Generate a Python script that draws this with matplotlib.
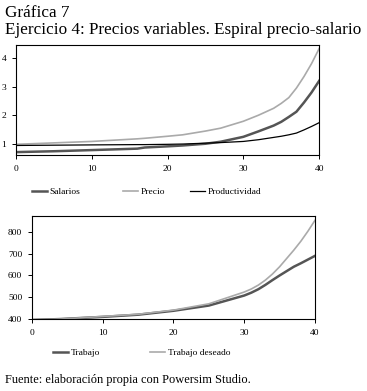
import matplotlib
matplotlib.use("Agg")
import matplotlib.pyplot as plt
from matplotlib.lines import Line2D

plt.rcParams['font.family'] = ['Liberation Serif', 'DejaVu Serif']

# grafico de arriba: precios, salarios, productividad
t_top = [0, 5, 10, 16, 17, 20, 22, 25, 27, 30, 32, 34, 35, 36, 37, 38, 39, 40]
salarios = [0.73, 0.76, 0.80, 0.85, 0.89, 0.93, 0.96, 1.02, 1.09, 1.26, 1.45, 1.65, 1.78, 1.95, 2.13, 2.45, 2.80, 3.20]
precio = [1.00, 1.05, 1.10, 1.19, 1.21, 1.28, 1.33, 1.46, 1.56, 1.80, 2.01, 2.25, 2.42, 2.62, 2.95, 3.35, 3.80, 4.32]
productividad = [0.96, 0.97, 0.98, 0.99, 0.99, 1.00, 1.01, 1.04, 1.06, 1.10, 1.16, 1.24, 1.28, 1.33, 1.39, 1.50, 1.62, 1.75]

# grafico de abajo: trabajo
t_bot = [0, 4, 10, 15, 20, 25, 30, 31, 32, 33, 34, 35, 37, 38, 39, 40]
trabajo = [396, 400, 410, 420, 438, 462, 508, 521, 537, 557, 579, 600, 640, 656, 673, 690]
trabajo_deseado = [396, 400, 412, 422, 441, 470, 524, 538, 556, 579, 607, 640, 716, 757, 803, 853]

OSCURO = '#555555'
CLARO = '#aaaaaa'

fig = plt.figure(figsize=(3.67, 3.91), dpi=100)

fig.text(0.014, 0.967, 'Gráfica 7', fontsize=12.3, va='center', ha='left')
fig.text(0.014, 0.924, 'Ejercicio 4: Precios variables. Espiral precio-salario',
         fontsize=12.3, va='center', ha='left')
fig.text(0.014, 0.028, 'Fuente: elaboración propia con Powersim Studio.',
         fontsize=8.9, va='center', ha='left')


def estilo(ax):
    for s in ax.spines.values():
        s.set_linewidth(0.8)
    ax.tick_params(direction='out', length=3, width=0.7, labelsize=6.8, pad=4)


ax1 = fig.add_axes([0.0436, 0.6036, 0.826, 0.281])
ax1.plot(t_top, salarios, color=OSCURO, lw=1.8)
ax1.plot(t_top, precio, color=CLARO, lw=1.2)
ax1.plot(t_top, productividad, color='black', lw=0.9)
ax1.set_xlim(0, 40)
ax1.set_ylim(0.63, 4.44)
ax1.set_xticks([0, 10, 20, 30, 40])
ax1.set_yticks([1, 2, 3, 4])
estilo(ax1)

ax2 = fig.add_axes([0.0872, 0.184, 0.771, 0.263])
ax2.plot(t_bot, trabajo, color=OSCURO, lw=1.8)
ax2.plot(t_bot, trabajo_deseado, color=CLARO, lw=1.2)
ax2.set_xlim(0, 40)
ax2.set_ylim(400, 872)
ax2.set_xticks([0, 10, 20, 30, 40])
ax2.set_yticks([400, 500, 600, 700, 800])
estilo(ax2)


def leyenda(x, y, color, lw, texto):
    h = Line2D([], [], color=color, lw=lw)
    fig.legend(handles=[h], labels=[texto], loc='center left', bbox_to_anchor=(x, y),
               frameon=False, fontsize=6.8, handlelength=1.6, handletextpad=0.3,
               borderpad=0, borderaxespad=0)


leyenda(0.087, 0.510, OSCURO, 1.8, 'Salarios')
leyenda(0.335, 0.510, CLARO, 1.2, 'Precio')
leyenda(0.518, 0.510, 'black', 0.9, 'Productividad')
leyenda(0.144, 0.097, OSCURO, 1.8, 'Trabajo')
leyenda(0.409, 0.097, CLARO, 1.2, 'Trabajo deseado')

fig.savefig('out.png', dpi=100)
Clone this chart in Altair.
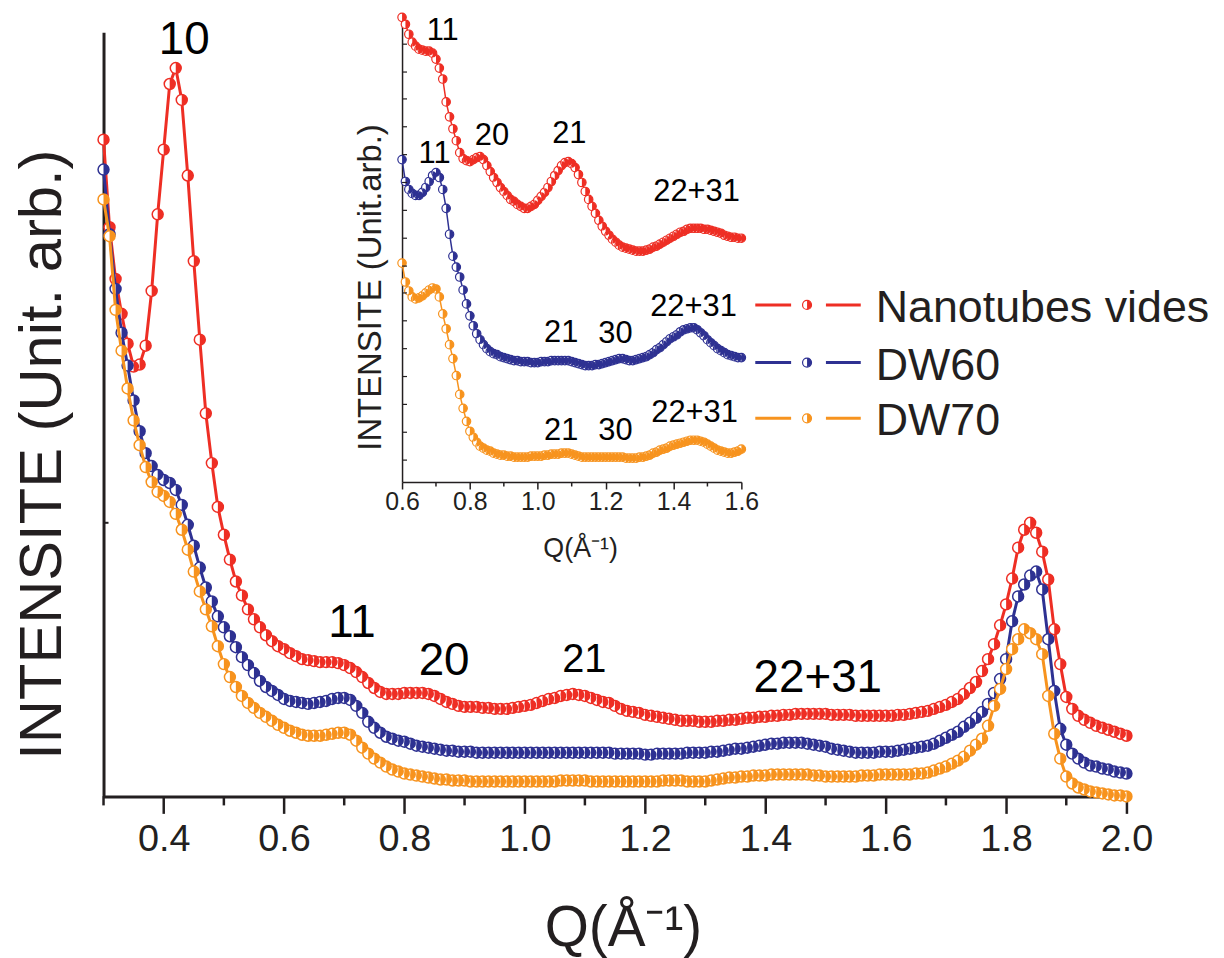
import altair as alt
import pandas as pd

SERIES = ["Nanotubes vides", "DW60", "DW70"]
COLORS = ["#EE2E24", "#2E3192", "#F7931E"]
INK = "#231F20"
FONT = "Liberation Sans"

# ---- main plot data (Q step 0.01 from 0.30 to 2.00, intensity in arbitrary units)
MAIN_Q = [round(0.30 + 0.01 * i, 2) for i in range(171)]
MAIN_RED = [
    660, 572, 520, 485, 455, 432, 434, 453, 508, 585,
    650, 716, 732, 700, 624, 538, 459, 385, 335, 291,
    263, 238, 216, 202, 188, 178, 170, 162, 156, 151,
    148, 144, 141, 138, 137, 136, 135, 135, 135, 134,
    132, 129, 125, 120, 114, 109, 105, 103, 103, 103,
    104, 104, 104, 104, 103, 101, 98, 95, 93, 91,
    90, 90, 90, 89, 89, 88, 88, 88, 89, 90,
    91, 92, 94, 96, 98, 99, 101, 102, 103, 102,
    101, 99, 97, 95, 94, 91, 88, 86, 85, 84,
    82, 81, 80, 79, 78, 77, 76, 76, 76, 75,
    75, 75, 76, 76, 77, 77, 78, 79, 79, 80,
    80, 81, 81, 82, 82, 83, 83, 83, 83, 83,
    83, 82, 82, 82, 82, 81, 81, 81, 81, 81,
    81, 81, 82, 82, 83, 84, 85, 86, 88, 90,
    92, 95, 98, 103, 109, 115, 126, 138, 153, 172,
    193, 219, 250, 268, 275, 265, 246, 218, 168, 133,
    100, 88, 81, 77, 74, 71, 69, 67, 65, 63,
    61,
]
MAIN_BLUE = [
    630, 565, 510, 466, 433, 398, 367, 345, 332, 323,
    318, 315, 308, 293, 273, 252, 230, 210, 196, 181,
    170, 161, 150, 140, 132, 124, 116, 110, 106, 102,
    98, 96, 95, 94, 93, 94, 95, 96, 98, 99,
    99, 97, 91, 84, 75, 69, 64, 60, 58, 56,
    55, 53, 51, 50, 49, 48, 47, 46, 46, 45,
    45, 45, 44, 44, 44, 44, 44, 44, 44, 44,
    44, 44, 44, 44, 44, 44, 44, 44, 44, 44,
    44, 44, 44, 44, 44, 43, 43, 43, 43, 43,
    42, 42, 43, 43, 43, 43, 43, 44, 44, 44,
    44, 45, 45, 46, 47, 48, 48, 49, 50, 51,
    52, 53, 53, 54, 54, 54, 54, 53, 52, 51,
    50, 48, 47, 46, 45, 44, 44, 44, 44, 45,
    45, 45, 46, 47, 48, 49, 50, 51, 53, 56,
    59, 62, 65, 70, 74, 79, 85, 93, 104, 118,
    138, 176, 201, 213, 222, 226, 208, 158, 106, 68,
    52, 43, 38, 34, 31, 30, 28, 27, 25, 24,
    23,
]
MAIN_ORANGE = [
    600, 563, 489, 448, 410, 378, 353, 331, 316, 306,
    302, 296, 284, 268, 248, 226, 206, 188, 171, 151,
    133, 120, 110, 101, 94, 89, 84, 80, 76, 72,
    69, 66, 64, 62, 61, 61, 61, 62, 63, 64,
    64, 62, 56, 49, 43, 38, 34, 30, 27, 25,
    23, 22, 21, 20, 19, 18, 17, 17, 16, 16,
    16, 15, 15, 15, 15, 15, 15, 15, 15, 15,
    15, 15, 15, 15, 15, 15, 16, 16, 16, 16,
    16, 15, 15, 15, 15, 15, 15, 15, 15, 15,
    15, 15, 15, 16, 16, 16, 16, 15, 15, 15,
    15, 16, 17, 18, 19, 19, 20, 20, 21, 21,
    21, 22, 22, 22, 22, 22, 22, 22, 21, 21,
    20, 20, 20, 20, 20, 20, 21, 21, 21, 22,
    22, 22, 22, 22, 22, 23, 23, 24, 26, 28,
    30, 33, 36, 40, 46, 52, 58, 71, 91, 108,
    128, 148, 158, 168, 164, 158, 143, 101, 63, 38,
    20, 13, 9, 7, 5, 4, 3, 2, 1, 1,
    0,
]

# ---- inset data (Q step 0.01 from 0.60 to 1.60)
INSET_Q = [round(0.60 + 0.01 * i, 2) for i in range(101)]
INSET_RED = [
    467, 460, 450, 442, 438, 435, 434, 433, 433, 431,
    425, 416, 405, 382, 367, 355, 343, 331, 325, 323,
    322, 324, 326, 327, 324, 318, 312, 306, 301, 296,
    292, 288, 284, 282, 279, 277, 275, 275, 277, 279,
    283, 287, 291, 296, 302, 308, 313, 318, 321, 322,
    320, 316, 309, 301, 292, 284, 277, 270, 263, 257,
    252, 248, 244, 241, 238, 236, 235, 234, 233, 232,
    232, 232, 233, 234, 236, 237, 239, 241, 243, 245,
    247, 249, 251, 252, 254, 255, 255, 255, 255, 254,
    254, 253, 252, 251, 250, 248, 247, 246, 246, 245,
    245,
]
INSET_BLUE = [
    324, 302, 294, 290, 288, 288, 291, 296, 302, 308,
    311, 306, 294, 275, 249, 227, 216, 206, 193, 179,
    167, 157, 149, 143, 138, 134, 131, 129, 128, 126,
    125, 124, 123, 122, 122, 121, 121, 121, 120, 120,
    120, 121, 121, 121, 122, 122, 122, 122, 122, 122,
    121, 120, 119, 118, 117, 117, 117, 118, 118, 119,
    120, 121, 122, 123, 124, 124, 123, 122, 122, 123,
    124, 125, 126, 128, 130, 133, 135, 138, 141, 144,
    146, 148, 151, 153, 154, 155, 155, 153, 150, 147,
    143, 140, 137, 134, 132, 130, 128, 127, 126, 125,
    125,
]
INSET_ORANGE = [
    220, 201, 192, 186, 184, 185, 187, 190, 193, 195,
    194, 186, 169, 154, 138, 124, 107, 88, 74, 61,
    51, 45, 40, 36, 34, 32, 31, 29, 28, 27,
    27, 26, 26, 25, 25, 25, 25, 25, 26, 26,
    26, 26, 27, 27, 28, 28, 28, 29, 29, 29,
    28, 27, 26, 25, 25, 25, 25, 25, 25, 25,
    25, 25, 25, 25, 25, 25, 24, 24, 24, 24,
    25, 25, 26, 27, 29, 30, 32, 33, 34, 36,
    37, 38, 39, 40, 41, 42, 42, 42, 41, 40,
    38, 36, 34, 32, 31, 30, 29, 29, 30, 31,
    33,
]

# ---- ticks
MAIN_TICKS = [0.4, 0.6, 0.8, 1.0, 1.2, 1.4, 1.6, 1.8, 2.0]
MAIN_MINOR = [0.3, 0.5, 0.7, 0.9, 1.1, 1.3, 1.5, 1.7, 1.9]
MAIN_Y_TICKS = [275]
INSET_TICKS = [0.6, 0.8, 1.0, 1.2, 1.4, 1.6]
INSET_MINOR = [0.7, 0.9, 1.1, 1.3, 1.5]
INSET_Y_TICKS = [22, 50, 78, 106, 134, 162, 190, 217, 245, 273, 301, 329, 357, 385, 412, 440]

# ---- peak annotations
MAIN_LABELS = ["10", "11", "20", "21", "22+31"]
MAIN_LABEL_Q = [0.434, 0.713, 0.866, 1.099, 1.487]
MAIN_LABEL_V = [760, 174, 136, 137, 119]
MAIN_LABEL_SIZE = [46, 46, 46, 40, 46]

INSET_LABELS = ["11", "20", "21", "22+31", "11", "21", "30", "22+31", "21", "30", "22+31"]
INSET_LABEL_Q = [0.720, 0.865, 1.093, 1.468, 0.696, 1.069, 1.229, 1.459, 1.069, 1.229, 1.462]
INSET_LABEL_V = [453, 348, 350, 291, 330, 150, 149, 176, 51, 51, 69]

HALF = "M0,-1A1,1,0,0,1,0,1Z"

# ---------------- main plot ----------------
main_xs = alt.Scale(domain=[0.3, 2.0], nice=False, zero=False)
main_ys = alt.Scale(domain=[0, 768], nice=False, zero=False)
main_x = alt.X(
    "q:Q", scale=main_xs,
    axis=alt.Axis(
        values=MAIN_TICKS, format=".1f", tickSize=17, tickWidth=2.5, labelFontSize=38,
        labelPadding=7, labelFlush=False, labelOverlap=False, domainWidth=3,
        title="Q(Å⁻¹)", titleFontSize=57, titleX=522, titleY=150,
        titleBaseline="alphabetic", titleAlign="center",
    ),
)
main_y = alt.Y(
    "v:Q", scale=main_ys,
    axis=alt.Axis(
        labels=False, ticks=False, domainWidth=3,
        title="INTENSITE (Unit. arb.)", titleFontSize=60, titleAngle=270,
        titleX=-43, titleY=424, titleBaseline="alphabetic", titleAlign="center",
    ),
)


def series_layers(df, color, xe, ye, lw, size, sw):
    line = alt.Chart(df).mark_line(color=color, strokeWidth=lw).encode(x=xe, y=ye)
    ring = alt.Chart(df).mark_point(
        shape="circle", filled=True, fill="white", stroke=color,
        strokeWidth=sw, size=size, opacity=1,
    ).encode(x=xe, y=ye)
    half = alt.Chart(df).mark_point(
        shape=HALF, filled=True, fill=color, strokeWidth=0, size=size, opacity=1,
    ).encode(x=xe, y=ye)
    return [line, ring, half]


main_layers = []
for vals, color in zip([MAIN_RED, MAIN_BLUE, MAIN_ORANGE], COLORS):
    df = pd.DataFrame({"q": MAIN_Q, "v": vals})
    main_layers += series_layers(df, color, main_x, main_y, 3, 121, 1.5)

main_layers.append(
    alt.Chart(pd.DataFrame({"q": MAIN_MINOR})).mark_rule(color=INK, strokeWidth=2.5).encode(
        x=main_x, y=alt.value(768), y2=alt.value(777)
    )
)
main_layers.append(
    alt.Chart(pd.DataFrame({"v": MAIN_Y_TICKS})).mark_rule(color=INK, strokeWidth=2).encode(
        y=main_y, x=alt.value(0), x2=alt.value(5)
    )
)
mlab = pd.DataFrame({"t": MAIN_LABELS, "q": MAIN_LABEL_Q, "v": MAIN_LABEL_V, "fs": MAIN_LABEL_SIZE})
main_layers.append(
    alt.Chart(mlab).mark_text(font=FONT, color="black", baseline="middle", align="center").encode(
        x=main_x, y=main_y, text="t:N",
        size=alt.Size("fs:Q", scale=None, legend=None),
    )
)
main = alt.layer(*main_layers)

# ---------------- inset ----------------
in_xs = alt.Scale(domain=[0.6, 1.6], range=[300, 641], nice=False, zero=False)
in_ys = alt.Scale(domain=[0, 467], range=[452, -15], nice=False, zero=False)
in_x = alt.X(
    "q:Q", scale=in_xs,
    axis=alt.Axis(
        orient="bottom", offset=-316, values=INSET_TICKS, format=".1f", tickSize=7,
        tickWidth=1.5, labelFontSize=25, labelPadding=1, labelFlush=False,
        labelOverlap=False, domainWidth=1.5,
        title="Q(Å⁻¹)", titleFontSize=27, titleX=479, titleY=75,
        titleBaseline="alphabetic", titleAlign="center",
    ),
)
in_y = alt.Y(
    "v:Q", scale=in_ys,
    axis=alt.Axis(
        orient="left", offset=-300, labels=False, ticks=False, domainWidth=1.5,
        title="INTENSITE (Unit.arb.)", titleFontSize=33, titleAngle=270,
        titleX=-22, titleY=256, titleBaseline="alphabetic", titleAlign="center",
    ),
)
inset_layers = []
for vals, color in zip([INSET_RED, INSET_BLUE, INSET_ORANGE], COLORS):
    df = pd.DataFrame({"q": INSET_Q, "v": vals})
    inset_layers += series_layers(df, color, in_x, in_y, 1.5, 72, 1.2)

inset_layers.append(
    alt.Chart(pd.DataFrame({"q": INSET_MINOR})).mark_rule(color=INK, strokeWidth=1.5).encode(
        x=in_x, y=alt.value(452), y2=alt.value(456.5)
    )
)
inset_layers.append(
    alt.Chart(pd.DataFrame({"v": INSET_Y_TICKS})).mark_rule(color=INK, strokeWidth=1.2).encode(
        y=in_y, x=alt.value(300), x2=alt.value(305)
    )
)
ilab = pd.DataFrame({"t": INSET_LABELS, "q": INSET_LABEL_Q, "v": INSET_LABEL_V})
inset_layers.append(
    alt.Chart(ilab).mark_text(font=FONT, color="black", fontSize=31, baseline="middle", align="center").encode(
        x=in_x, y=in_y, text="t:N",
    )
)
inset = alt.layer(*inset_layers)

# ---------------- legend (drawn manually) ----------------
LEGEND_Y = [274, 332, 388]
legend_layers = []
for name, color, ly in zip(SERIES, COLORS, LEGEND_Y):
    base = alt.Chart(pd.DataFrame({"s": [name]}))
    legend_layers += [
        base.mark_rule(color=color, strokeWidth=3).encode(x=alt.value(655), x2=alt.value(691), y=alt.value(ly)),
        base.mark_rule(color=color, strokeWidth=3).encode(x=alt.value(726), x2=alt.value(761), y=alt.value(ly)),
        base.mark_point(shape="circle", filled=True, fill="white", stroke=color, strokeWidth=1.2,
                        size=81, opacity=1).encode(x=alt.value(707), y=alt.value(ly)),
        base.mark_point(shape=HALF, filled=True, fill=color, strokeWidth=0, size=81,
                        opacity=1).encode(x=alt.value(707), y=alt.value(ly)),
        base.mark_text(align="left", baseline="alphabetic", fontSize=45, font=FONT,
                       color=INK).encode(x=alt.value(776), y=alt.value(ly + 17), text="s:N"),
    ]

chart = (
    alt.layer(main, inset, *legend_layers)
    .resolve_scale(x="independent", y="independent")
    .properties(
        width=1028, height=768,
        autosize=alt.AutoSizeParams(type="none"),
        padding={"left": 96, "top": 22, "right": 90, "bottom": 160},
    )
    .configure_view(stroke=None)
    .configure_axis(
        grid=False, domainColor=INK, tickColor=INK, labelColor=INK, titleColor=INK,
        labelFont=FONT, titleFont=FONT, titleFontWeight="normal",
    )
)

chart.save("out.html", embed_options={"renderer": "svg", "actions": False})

• What is asked:
From the listing above, copy all lines holding the word "this".

• Finished answer:
Generate a Python script that draws this with matplotlib.
Clone this chart in Altair.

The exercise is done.